If you are the owner [shareholder] of a corporation, at year end, you, your accountant, and your attorney might want to spend some time figuring out if a switch makes sense for your business. Under the current federal income tax rate structure, some owners of incorporated businesses are better off NOT electing Sub S status, but others would benefit. It’s all in the numbers.

What are the main attractions? The shareholders of an S corporation benefit from the same protection from personal liability as do shareholders of a C corporation. So a corporate creditor can’t go after your private assets to satisfy a debt of the corporation. But with an S corporation, taxable income and loss, and tax credits, are passed through to the S corporation shareholders, just like partnerships. Thus, with S status in place, there is no “double taxation” at both the corporate and shareholder levels — like there could be with a regular C corporation.

S corporation shareholders can be employees of the business, draw salaries, and may also receive dividends from the corporation as well as other distributions that are tax-free to the extent of their investment in the corporation. And S corp. stock can be transferred without triggering any adverse tax consequences, as long as the transfer is to a qualifying shareholder (individual and certain types of trusts count as qualifying shareholders).

So – it sounds like switching to S corporation status is a real no-brainer, right? Wrong!

What’s the deal? The answer is that for years, most individual shareholders were taxed at a lower federal rate than the maximum corporate rate. But the current top individual federal income tax rate of 39.6% is almost 5% higher than the top average corporate rate of 35%. Plus, tax reform calls to lower the corporate rate, which would create even more separation, are getting louder. Rep.
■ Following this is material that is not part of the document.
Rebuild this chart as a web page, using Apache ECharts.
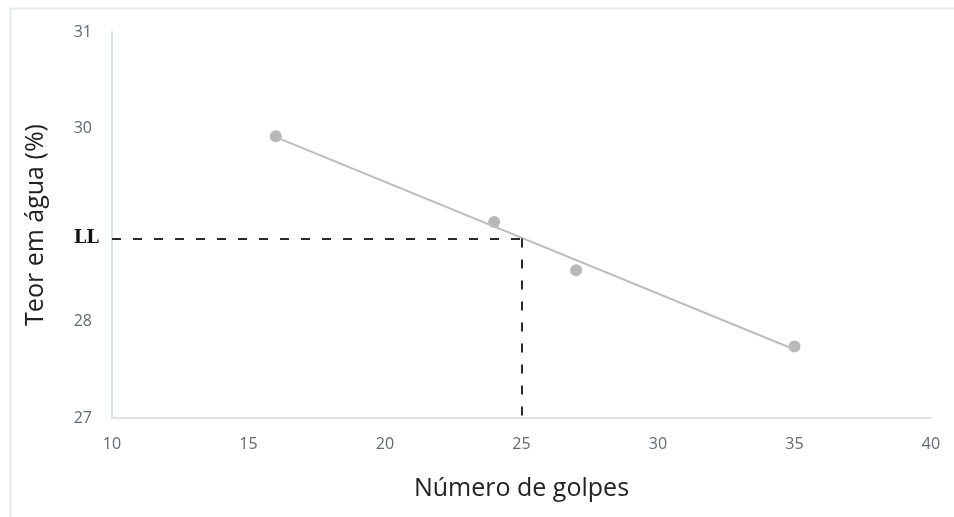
<!DOCTYPE html>
<html>
<head>
<meta charset="utf-8">
<script src="https://cdn.jsdelivr.net/npm/echarts@6/dist/echarts.min.js"></script>
<style>html,body{margin:0;padding:0;background:#fff;}#c{width:954px;height:517px;}</style>
</head>
<body>
<div id="c"></div>
<script>
// Data
const golpes = [16, 24, 27, 35];
const teor = [29.92, 29.03, 28.53, 27.74];
const trendX = [16, 35];
const trendY = [29.91, 27.71];
const llValue = 28.86;
const llGolpes = 25;
const xTicks = [10, 15, 20, 25, 30, 35, 40];
const yTicks = [27, 28, 30, 31];

const chart = echarts.init(document.getElementById('c'));
const labelColor = '#656870';
chart.setOption({
  animation: false,
  backgroundColor: '#fff',
  graphic: [{
    type: 'rect', left: 8, top: 6,
    shape: { width: 960, height: 520 },
    style: { fill: 'none', stroke: '#e6e9ee', lineWidth: 2 },
    silent: true
  }],
  grid: { left: 112, right: 23, top: 32, bottom: 99 },
  xAxis: {
    type: 'value', min: 10, max: 40, interval: 5,
    axisLine: { show: true, lineStyle: { color: '#dde1e8', width: 2 } },
    axisTick: { show: false },
    splitLine: { show: false },
    axisLabel: {
      color: labelColor, fontSize: 16, fontFamily: 'Open Sans', margin: 18,
      formatter: v => xTicks.includes(v) ? String(v) : ''
    },
    name: 'Número de golpes', nameLocation: 'middle', nameGap: 58,
    nameTextStyle: { color: '#222', fontSize: 25, fontFamily: 'Open Sans' }
  },
  yAxis: {
    type: 'value', min: 27, max: 31, interval: 1,
    axisLine: { show: true, lineStyle: { color: '#dde1e8', width: 2 } },
    axisTick: { show: false },
    splitLine: { show: false },
    axisLabel: {
      color: labelColor, fontSize: 16, fontFamily: 'Open Sans', margin: 20,
      formatter: v => yTicks.includes(v) ? String(v) : ''
    },
    name: 'Teor em água (%)', nameLocation: 'middle', nameGap: 64, nameRotate: 90,
    nameTextStyle: { color: '#222', fontSize: 25, fontFamily: 'Open Sans' }
  },
  series: [
    {
      type: 'line', silent: true,
      data: trendX.map((x, i) => [x, trendY[i]]),
      showSymbol: false, symbol: 'none',
      lineStyle: { color: '#bdbdbd', width: 2 },
      markLine: {
        silent: true, symbol: 'none',
        lineStyle: { color: '#2a2a2a', type: [9, 12], width: 2 },
        data: [
          [
            { coord: [10, llValue], label: { show: true, position: 'start', formatter: 'LL', distance: 13,
              color: '#111', fontFamily: 'DejaVu Serif', fontWeight: 'bold', fontSize: 18 } },
            { coord: [llGolpes, llValue] }
          ],
          [
            { coord: [llGolpes, llValue], label: { show: false } },
            { coord: [llGolpes, 27] }
          ]
        ]
      }
    },
    {
      type: 'scatter', silent: true,
      data: golpes.map((x, i) => [x, teor[i]]),
      symbolSize: 12,
      itemStyle: { color: '#a6a6a6' }
    }
  ]
});
</script>
</body>
</html>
Paul Ryan, now Speaker of the House, is putting corporate tax reform high on his agenda for 2016. This means that the tax rate differential might not be there to warrant the Sub S status — you have to check your own situation, and that of any fellow shareholders.

Finally, consider these potential drawbacks:

  • An S corporation can have only one class of stock (although it may have both voting and nonvoting shares).
  • Because amounts distributed to a shareholder can be classified as dividends or salary, the IRS often scrutinizes payments to ensure compensation is reasonable.
  • Due to the one-class-of-stock restriction, an S corporation can’t allocate a disproportionate share of tax losses or taxable income to a particular shareholder or group of shareholders.

An S corp. election is made on Form 2553, Election by a Small Business Corporation. The election must be made by the 15th day of the third month of the current tax year. In other words, a calendar-year corporation has until March 15, 2016, to decide whether to make the election for the 2016 tax year, or, conversely, revoke the election if that would be better.